"Berbagai argumen teknis ini seolah-olah benar adanya. Namun di mata para ahli yang paham betul teknologi migas, semuanya justru menjadi lelucon belaka," kata Menteri Koordinator Maritim dan Sumber Daya, Rizal Ramli, kepada redaksi (Senin, 25/1).

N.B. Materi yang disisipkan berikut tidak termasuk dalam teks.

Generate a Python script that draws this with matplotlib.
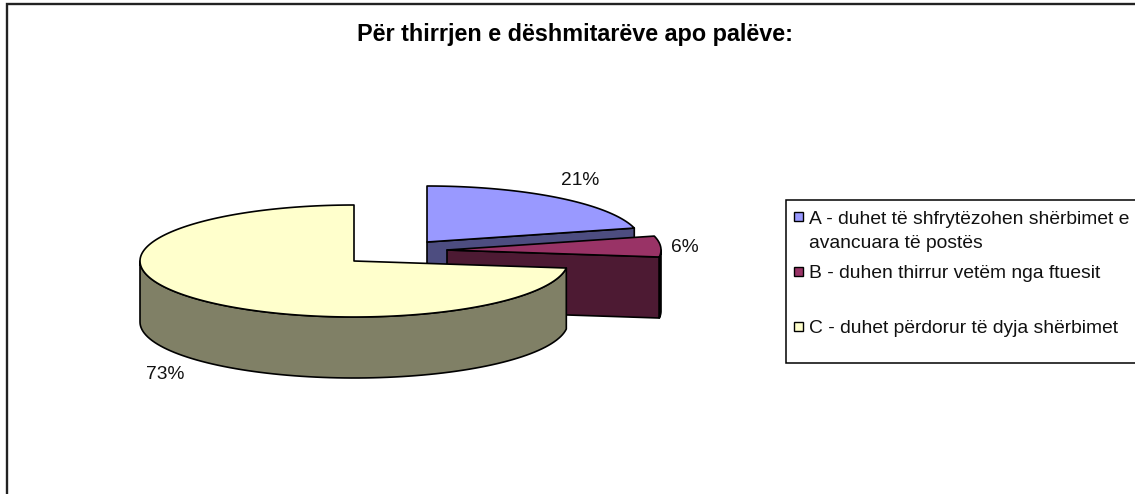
import numpy as np
import matplotlib
matplotlib.use("Agg")
import matplotlib.pyplot as plt
from matplotlib.patches import Polygon, Rectangle

title = "Për thirrjen e dëshmitarëve apo palëve:"
categories = ["A - duhet të shfrytëzohen shërbimet e\navancuara të postës",
              "B - duhen thirrur vetëm nga ftuesit",
              "C - duhet përdorur të dyja shërbimet"]
values = [21, 6, 73]
top_colors = ["#9999FF", "#993366", "#FFFFCC"]
side_colors = ["#4D4D80", "#4D1A33", "#808066"]

W, H = 1135, 494
RX, RY, DEPTH = 214, 56, 61
apexes = [(427, 242), (447, 250), (354, 261)]
label_pos = [(580, 180), (685, 247), (165, 374)]
legend_y = [217, 271.5, 326.5]

plt.rcParams['font.family'] = ['Liberation Sans', 'DejaVu Sans']
fig = plt.figure(figsize=(W / 100, H / 100), dpi=100)
ax = fig.add_axes([0, 0, 1, 1])
ax.set_xlim(0, W)
ax.set_ylim(H, 0)
ax.axis("off")

# chart frame (runs off the right and bottom of the picture)
ax.add_patch(Rectangle((7, 4), W + 20, H + 20, fc="white", ec="#222222", lw=1.7, zorder=0))


def rim(i, a0, a1, n=90):
    t = np.radians(np.linspace(a0, a1, n))
    cx, cy = apexes[i]
    return np.column_stack([cx + RX * np.sin(t), cy - RY * np.cos(t)])


def wall(i, a0, a1):
    r = rim(i, a0, a1)
    low = r[::-1] + [0, DEPTH]
    return np.vstack([r, low])


edges = np.concatenate([[0], np.cumsum(values)]) * 360 / sum(values)
kw = dict(ec="black", lw=1.2, joinstyle="round")
z = 2
for i in range(len(values)):
    a0, a1 = edges[i], edges[i + 1]
    cx, cy = apexes[i]
    # radial face at the clockwise end of the slice, when it looks at the viewer
    if a1 < 180:
        p = rim(i, a1, a1, 1)[0]
        ax.add_patch(Polygon([(cx, cy), p, p + [0, DEPTH], (cx, cy + DEPTH)],
                             fc=side_colors[i], zorder=z, **kw))
    # outer wall: only the part on the front half of the ellipse
    s0, s1 = max(a0, 90), min(a1, 270)
    if s1 > s0:
        ax.add_patch(Polygon(wall(i, s0, s1), fc=side_colors[i], zorder=z, **kw))
    ax.add_patch(Polygon(np.vstack([[(cx, cy)], rim(i, a0, a1, 180)]),
                         fc=top_colors[i], zorder=z + 0.5, **kw))
    z += 1

for v, (x, y) in zip(values, label_pos):
    ax.text(x, y, f"{v}%", ha="center", va="center", fontsize=13.8, color="#111111", zorder=10)

ax.text(575, 35, title, ha="center", va="center", fontsize=16.8, fontweight="bold", zorder=10)

# legend box
ax.add_patch(Rectangle((785.5, 200), W, 163, fc="white", ec="black", lw=1.1, zorder=5))
for c, lab, y in zip(top_colors, categories, legend_y):
    ax.add_patch(Rectangle((793.5, y - 5), 9, 9, fc=c, ec="black", lw=1.0, zorder=6))
    for k, line in enumerate(lab.split("\n")):
        ax.text(809, y + 6.5 + 24 * k, line, ha="left", va="baseline",
                fontsize=13.9, color="#111111", zorder=7)

fig.savefig("out.png", dpi=100)
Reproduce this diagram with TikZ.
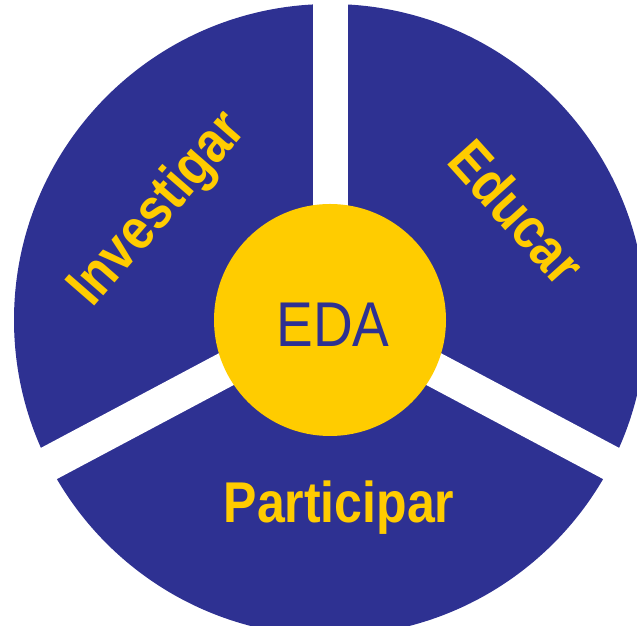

Soal di bagian selatan Maluku yang disebut-sebut banyak gempa, misalnya. Menurut Rizal, data sesimotektonik dari Badan Meteorologi Klimatologi dan Geofisika (BMKG) dan Badan Nasional Penanggulangan Bencana (BNPB) yang ada justru menunjukkan, selama 200 tahun terakhir kawasan itu sama sekali tidak mengalami gempa. Gempa memang terjadi, tapi itu lokasinya di bagian tengah dan utara Maluku. Begitu juga dengan adanya palung dalam yang menyulitkan jaringan pipa bawah laut, data yang ada menunjukkan kemiringannya hanya 2-3 derajat saja.
"Menurut kontraktor INPEX, guna mengatasi kandungan wax pada gas lapangan Masela dibutuhkan biaya yang sangat besar. Akibatnya biaya investasi skenario Kilang LNG darat menjadi lebih mahal karena harus menyediakan Floating Production Storage and Offloading (FPSO). Benarkah demikian? Tidak," tegas Rizal.
Rizal menjelaskan bahwa kadar lilin hanya dikandung hidrokarbon fasa fluida (minyak bumi). Kalaupun produksi lapangan abadi mengandung mengandung wax, maka secara teknis akan dipisahkan dan ditampung di fasilitas produksi atau FPSO. Hasil produksi minyak di lapangan lepas pantai, akan dipindahkan ke tanker dan dibawa ke kilang minyak untuk diolah. Sedangkan gas yang sudah bersih atau disebut sebagai lean gas dialirkan melalui jalur pipa ke darat.
"Kepada mereka yang ngotot menghendaki pembangunan Floating LNG baiknya mau bersikap lebih jujur dan berhati bersih. Sejumlah argumen dan dalih untuk mendukung FLNG terbukti mengada-ada dan bisa dipatahkan," demikian Rizal.